Start of Given material
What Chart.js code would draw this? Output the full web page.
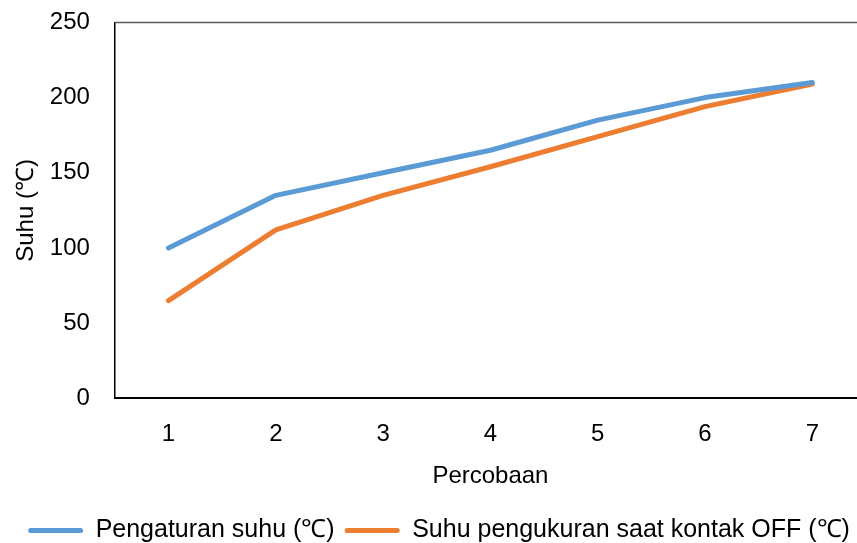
<!DOCTYPE html>
<html>
<head>
<meta charset="utf-8">
<script src="https://cdn.jsdelivr.net/npm/chart.js@4"></script>
<style>
  html, body { margin: 0; padding: 0; background: #ffffff; overflow: hidden; }
  #wrap { position: relative; width: 866px; height: 570px; margin-top: -17px; }
</style>
</head>
<body>
<div id="wrap"><canvas id="chart"></canvas></div>
<script>
// data
const percobaan = ['1', '2', '3', '4', '5', '6', '7'];
const pengaturanSuhu = [100, 135, 150, 165, 185, 200, 210];
const suhuKontakOff = [65, 112, 135, 154, 174, 194, 209];
const yTicks = [0, 50, 100, 150, 200, 250];

// top border of the plot box
const frameTop = {
    id: 'frameTop',
    afterDraw(chart) {
        const { ctx, chartArea } = chart;
        ctx.save();
        ctx.strokeStyle = '#595959';
        ctx.lineWidth = 1.5;
        ctx.beginPath();
        ctx.moveTo(chartArea.left, chartArea.top);
        ctx.lineTo(chartArea.right, chartArea.top);
        ctx.stroke();
        ctx.restore();
    }
};

const tickFont = { family: 'Liberation Sans, Arial, sans-serif', size: 24 };

new Chart(document.getElementById('chart').getContext('2d'), {
    type: 'line',
    data: {
        labels: percobaan,
        datasets: [
            {
                label: 'Pengaturan suhu (\u2103)',
                data: pengaturanSuhu,
                borderColor: '#5B9BD5',
                backgroundColor: '#5B9BD5',
                borderWidth: 5,
                borderCapStyle: 'round',
                borderJoinStyle: 'round',
                pointRadius: 0,
                tension: 0
            },
            {
                label: 'Suhu pengukuran saat kontak OFF (\u2103)',
                data: suhuKontakOff,
                borderColor: '#ED7D31',
                backgroundColor: '#ED7D31',
                borderWidth: 5,
                borderCapStyle: 'round',
                borderJoinStyle: 'round',
                pointRadius: 0,
                tension: 0
            }
        ]
    },
    options: {
        responsive: true,
        maintainAspectRatio: false,
        animation: false,
        layout: { padding: { top: 0, left: 12, right: 0, bottom: 0 } },
        plugins: {
            legend: {
                position: 'bottom',
                labels: {
                    color: '#000000',
                    font: { family: 'Liberation Sans, Arial, sans-serif', size: 25 },
                    boxWidth: 55,
                    boxHeight: 5,
                    padding: 10,
                    generateLabels(chart) {
                        return chart.data.datasets.map((ds, i) => ({
                            text: ds.label,
                            fillStyle: ds.borderColor,
                            strokeStyle: ds.borderColor,
                            lineWidth: 0,
                            borderRadius: 2.5,
                            datasetIndex: i,
                            fontColor: '#000000'
                        }));
                    }
                }
            },
            tooltip: { enabled: false }
        },
        scales: {
            x: {
                offset: true,
                grid: { display: false, offset: true, drawTicks: false },
                border: { display: true, color: '#000000', width: 2 },
                ticks: { color: '#000000', font: tickFont, padding: 22 },
                title: {
                    display: true,
                    text: 'Percobaan',
                    color: '#000000',
                    font: tickFont,
                    padding: { top: -9, bottom: 17 }
                }
            },
            y: {
                min: 0,
                max: 250,
                afterBuildTicks(scale) {
                    scale.ticks = yTicks.map(v => ({ value: v }));
                },
                grid: { display: false, drawTicks: false },
                border: { display: true, color: '#000000', width: 1.5 },
                ticks: { color: '#000000', font: tickFont, padding: 25 },
                title: {
                    display: true,
                    text: 'Suhu (\u2103)',
                    color: '#000000',
                    font: tickFont,
                    padding: { top: 0, bottom: -16 }
                }
            }
        }
    },
    plugins: [frameTop]
});
</script>
</body>
</html>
End of Given material
● Task details:
Return exactly what appears from the opening line of the material through the line with "sans-serif', size: 24", apart from the pictures.

● Solution to the problem:
What Chart.js code would draw this? Output the full web page.
<!DOCTYPE html>
<html>
<head>
<meta charset="utf-8">
<script src="https://cdn.jsdelivr.net/npm/chart.js@4"></script>
<style>
  html, body { margin: 0; padding: 0; background: #ffffff; overflow: hidden; }
  #wrap { position: relative; width: 866px; height: 570px; margin-top: -17px; }
</style>
</head>
<body>
<div id="wrap"><canvas id="chart"></canvas></div>
<script>
// data
const percobaan = ['1', '2', '3', '4', '5', '6', '7'];
const pengaturanSuhu = [100, 135, 150, 165, 185, 200, 210];
const suhuKontakOff = [65, 112, 135, 154, 174, 194, 209];
const yTicks = [0, 50, 100, 150, 200, 250];

// top border of the plot box
const frameTop = {
    id: 'frameTop',
    afterDraw(chart) {
        const { ctx, chartArea } = chart;
        ctx.save();
        ctx.strokeStyle = '#595959';
        ctx.lineWidth = 1.5;
        ctx.beginPath();
        ctx.moveTo(chartArea.left, chartArea.top);
        ctx.lineTo(chartArea.right, chartArea.top);
        ctx.stroke();
        ctx.restore();
    }
};

const tickFont = { family: 'Liberation Sans, Arial, sans-serif', size: 24 };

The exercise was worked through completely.